**Exercise requirements:** Extract all lines in the data that contain the word "React".
--- Source records ---
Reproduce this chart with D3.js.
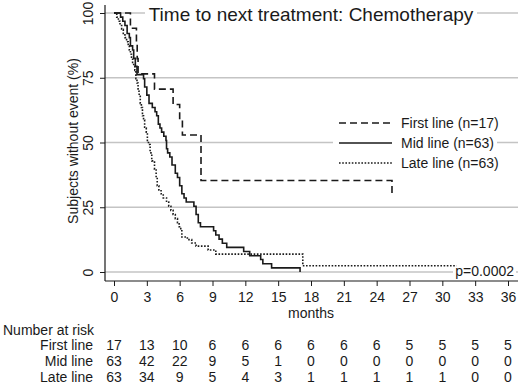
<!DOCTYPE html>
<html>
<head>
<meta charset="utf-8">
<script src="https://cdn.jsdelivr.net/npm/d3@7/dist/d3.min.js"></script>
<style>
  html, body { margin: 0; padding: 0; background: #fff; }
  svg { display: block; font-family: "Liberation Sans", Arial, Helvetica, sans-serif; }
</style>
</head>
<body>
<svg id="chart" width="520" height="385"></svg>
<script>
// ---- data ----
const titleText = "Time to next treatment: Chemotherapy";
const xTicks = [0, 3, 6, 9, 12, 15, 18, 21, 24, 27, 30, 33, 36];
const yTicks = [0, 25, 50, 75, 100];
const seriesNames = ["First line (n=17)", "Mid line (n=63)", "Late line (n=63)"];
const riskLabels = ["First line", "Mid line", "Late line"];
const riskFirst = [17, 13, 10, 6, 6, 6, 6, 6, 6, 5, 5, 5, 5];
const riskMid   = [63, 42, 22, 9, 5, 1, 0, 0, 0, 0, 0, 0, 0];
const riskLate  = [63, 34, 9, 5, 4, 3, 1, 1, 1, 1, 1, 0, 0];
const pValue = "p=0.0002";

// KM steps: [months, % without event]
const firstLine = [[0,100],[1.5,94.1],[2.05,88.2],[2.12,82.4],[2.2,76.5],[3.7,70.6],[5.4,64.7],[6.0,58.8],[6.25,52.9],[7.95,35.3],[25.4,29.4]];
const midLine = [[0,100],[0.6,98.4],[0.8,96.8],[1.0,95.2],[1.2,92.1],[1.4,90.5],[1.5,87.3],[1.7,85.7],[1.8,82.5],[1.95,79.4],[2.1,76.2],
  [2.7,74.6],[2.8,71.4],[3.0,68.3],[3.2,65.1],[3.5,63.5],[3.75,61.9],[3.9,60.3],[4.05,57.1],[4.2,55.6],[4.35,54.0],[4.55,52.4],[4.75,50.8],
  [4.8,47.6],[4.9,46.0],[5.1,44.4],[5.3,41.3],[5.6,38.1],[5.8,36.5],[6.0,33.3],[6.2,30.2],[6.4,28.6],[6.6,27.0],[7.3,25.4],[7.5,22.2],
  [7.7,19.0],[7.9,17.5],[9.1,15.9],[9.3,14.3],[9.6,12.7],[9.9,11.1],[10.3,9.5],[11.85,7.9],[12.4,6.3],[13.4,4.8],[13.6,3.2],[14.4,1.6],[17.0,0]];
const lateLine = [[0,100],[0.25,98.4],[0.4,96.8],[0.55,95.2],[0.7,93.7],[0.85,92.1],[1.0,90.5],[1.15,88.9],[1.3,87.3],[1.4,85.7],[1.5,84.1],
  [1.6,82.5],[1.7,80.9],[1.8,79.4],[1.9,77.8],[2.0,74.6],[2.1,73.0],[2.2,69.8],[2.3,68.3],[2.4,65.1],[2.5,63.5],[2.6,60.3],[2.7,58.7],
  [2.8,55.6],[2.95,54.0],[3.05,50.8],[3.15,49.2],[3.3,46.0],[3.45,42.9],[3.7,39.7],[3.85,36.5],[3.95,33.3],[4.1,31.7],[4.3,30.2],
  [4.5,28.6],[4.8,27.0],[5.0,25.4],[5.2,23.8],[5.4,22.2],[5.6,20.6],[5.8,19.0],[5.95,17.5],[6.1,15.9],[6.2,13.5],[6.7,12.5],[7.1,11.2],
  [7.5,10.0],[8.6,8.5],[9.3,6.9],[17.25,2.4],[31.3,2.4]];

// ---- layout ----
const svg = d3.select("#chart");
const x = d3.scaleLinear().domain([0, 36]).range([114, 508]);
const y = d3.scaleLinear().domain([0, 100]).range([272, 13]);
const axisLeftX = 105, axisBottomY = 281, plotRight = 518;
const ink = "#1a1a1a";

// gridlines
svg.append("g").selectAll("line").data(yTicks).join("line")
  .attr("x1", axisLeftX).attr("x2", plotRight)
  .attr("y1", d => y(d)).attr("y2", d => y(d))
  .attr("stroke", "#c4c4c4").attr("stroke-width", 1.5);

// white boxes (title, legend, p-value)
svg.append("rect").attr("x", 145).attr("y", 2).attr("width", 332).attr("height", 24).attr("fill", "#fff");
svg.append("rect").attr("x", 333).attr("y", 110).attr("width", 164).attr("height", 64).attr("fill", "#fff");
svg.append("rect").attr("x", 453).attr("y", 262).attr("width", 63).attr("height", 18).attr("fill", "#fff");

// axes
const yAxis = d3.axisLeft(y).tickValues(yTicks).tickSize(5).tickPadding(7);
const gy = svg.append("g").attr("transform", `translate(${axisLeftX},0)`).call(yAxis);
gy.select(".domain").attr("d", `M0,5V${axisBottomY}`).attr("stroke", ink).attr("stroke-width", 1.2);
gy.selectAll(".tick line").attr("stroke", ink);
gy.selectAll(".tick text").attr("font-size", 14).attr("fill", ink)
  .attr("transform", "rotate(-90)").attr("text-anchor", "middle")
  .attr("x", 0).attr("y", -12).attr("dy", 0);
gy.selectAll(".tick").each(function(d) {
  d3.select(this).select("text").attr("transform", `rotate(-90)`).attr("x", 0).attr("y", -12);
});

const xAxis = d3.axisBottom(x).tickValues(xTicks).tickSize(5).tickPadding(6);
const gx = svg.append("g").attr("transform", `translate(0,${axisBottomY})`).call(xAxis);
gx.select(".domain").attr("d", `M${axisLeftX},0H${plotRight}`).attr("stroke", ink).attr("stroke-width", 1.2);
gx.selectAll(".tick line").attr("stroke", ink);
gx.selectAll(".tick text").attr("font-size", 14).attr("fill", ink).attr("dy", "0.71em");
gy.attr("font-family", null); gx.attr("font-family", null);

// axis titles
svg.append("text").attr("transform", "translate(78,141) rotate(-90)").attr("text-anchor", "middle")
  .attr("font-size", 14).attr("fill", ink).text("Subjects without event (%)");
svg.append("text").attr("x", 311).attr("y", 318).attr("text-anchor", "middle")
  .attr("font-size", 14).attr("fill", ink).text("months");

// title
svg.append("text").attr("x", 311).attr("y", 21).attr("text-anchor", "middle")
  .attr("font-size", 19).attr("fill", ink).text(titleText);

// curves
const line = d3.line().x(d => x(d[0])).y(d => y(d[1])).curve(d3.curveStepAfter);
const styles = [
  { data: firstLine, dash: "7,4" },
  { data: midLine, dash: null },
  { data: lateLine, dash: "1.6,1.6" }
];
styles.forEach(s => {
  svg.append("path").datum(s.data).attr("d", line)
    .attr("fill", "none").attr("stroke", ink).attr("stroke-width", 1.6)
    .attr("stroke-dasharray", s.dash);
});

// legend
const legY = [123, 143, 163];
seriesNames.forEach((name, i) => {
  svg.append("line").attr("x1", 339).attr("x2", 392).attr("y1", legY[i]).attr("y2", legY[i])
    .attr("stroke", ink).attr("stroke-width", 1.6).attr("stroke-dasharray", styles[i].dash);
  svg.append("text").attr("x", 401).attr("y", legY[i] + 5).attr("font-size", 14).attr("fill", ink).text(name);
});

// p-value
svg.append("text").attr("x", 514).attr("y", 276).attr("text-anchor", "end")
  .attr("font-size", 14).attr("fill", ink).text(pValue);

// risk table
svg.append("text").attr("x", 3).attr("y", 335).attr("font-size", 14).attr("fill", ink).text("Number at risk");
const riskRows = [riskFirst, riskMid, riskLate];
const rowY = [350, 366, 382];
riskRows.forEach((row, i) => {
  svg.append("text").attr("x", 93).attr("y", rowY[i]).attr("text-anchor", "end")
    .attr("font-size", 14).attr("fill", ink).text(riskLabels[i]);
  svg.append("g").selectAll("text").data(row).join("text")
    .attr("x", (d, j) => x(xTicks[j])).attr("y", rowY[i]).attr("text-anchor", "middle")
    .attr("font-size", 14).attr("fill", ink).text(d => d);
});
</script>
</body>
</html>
---
--- Source records ---
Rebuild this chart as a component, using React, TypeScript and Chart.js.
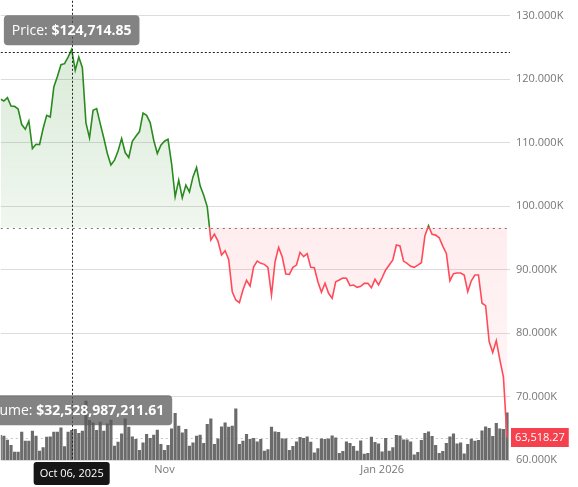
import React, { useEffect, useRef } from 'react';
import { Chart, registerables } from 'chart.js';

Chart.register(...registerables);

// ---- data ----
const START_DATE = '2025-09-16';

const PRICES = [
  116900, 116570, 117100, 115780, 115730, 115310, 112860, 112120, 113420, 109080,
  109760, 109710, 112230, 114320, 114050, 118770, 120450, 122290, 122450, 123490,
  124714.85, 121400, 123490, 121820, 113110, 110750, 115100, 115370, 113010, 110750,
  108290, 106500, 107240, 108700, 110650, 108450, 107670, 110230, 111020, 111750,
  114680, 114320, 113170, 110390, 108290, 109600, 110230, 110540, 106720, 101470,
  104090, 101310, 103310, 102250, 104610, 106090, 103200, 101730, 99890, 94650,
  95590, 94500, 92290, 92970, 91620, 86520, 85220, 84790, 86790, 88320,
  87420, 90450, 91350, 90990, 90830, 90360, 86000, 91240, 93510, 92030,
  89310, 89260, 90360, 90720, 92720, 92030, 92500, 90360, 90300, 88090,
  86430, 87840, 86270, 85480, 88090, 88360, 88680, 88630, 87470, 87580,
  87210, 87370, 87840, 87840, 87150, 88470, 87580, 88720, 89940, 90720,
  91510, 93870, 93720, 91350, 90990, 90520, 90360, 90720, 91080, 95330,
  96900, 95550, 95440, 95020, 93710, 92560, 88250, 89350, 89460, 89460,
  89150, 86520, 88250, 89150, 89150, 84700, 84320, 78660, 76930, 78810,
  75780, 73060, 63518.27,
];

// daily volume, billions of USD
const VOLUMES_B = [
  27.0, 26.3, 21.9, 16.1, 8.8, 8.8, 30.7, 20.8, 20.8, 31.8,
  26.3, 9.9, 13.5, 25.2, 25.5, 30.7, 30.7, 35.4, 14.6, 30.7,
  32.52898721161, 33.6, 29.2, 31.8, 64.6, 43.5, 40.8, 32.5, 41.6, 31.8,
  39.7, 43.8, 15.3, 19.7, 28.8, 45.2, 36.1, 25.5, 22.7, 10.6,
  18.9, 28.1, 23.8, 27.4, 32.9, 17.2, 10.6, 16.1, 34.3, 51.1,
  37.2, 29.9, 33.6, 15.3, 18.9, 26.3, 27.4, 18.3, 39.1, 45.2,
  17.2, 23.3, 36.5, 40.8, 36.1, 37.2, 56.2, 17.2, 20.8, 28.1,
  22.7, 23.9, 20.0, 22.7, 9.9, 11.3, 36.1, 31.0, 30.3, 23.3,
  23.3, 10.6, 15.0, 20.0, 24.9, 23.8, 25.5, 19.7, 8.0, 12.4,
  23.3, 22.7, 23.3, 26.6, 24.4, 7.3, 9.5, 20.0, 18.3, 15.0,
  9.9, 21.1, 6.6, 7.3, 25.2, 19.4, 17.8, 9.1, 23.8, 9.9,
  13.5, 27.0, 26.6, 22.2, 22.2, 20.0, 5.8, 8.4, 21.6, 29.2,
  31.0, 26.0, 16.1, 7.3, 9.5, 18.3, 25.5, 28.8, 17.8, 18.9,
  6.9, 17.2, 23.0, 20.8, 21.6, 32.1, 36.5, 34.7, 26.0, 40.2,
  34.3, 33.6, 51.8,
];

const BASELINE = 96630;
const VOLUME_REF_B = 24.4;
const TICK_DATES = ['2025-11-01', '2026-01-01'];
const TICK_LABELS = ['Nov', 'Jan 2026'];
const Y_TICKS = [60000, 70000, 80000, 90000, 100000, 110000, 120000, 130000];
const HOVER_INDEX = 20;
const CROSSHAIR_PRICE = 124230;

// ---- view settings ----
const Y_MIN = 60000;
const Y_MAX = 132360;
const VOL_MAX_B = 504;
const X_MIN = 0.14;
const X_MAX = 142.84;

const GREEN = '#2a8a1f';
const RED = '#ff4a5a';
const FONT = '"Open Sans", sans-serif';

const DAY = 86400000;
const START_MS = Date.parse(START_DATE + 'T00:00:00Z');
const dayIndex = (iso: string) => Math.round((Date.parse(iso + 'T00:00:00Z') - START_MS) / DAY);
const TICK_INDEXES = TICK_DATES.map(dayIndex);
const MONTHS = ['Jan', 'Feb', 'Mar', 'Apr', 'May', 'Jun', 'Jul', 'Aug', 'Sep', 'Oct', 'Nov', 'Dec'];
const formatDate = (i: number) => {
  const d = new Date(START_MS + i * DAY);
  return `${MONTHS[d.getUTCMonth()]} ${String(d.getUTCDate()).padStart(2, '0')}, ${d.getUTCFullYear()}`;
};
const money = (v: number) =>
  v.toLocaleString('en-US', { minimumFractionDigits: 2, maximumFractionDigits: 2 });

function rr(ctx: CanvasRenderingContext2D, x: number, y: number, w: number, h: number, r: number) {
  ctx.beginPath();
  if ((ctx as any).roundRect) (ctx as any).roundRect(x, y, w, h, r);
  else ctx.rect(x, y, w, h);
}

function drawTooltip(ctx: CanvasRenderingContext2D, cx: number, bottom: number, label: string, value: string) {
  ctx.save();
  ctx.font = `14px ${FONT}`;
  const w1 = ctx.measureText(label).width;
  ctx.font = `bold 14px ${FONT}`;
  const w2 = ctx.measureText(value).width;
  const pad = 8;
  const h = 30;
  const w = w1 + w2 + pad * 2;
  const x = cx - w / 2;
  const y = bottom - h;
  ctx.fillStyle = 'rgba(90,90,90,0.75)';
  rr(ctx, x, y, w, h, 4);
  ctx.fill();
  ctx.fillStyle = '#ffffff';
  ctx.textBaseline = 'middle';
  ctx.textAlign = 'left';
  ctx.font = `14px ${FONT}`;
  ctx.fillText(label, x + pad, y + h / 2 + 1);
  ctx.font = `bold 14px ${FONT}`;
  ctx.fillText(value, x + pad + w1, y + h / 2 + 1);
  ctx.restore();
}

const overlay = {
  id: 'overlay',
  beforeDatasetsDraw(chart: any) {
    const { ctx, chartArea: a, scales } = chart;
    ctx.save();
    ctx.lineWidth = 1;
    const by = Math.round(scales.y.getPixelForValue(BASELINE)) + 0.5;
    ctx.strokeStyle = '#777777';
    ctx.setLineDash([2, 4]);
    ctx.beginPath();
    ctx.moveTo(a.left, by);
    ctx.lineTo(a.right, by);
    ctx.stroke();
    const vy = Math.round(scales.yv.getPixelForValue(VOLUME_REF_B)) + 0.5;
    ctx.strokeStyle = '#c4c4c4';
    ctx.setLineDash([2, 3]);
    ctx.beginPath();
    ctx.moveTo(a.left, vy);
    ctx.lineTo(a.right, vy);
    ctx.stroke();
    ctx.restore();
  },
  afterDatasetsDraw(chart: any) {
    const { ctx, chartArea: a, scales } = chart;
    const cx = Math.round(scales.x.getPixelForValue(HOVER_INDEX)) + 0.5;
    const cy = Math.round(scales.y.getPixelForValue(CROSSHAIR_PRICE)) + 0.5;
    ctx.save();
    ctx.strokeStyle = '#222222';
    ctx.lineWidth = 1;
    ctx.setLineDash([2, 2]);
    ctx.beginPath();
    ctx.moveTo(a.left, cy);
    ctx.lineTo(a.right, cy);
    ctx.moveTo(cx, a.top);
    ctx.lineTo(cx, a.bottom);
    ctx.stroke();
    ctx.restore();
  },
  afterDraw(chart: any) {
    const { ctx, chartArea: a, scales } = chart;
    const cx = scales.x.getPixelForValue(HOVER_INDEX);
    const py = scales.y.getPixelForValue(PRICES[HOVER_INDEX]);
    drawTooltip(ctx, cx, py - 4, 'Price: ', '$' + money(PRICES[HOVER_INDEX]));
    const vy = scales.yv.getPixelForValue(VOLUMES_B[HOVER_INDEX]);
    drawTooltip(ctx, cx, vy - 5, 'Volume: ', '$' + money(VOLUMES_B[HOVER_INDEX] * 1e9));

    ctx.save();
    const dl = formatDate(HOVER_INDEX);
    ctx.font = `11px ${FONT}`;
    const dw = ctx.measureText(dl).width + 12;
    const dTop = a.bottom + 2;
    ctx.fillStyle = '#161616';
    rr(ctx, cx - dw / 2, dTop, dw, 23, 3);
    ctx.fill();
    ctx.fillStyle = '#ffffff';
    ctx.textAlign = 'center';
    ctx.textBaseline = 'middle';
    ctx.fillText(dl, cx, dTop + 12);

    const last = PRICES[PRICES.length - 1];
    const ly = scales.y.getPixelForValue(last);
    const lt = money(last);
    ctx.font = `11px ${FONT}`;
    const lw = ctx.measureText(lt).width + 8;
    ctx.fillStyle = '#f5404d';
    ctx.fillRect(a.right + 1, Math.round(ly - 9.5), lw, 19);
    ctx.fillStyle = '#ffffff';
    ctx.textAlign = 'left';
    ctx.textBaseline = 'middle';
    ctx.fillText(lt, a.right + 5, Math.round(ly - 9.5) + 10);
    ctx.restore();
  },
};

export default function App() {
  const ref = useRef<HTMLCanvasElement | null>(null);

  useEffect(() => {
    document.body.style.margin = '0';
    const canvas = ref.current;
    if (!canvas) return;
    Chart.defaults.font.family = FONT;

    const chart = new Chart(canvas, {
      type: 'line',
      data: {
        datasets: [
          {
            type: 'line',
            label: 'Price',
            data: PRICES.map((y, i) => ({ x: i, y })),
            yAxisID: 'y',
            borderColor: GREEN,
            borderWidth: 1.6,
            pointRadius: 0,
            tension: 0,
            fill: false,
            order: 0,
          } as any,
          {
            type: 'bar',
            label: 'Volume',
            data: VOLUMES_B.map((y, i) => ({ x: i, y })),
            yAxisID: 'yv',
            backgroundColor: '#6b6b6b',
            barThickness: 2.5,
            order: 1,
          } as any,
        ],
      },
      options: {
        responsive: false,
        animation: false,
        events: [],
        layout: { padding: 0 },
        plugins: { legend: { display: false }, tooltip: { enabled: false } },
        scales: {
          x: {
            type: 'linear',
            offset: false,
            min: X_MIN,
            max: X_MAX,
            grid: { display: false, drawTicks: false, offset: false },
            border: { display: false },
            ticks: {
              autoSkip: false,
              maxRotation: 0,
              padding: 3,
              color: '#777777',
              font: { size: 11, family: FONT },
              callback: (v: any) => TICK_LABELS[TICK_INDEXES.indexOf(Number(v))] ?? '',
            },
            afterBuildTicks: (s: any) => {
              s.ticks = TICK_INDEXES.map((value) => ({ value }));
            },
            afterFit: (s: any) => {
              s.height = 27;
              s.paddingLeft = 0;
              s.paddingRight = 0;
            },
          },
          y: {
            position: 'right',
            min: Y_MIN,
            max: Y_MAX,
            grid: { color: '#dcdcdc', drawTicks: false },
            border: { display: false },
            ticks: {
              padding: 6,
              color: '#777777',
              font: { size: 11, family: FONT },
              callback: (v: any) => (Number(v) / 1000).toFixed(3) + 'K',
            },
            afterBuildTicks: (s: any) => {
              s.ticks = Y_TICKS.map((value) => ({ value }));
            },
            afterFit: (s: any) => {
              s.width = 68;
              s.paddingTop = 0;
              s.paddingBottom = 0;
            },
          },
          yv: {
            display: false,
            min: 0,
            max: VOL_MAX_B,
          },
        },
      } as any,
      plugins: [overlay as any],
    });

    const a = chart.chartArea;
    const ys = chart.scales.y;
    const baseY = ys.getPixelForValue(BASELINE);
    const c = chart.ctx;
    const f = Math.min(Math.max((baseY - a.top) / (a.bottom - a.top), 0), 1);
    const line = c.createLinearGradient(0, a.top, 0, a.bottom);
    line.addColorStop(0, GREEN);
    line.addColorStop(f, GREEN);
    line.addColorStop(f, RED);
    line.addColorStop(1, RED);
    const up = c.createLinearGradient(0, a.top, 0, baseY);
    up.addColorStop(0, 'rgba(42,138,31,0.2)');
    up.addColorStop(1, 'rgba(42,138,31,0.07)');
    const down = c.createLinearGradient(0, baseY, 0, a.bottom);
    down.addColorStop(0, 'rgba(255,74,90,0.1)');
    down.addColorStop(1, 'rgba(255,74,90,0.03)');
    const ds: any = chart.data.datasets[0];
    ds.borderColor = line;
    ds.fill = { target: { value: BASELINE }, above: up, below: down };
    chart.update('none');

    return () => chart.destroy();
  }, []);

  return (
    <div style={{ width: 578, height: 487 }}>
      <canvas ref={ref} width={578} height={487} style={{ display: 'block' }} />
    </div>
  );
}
---
--- Source records ---
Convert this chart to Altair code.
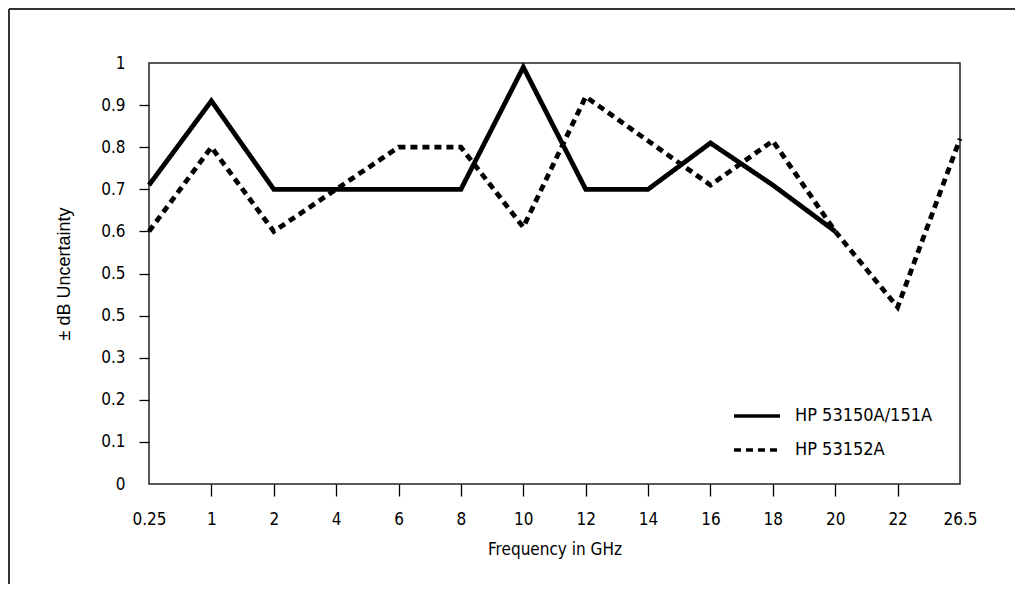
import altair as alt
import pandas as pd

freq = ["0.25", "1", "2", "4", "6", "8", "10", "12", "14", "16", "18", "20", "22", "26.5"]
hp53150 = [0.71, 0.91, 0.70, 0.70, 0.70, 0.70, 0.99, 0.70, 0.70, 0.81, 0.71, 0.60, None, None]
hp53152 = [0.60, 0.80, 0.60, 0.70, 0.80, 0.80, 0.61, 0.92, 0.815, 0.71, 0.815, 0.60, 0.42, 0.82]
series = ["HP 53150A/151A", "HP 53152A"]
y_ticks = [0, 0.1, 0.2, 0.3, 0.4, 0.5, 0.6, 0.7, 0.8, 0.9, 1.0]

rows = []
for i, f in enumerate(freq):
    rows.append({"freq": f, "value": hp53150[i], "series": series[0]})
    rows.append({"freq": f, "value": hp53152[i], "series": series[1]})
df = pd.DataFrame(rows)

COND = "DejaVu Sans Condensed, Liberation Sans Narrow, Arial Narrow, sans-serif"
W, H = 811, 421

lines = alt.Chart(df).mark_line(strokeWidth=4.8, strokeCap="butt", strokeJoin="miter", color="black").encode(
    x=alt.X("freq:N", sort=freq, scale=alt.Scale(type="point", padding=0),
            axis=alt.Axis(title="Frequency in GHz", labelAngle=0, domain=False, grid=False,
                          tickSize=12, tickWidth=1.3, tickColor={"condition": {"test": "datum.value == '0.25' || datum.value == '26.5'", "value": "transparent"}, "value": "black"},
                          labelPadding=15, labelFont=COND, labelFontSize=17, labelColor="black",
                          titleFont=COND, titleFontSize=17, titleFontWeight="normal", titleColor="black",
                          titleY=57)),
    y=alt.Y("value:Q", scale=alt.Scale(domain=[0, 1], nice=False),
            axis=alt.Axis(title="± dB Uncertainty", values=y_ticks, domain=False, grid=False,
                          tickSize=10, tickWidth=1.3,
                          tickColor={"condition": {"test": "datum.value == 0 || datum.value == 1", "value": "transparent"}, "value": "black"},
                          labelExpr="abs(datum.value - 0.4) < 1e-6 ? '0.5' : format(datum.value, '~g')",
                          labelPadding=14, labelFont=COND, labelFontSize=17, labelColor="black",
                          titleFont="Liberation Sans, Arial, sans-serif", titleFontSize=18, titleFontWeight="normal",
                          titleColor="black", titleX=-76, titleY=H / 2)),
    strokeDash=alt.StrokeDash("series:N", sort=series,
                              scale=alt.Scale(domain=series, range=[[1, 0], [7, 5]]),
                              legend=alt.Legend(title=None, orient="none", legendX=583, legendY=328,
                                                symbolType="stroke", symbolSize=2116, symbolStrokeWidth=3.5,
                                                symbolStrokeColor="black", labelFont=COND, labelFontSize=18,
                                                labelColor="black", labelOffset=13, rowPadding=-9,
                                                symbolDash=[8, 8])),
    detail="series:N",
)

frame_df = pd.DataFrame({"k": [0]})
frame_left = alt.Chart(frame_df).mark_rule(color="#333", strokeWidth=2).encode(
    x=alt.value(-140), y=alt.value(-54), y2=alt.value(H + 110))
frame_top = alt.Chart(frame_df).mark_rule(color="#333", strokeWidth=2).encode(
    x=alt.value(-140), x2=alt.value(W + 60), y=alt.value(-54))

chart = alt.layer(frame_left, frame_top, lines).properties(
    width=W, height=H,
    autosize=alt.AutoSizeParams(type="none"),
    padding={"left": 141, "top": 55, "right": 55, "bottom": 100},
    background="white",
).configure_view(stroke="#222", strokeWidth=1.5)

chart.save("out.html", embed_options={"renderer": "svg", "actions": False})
---
**Task solution:**
Rebuild this chart as a component, using React, TypeScript and Chart.js.
import React, { useEffect, useRef } from 'react';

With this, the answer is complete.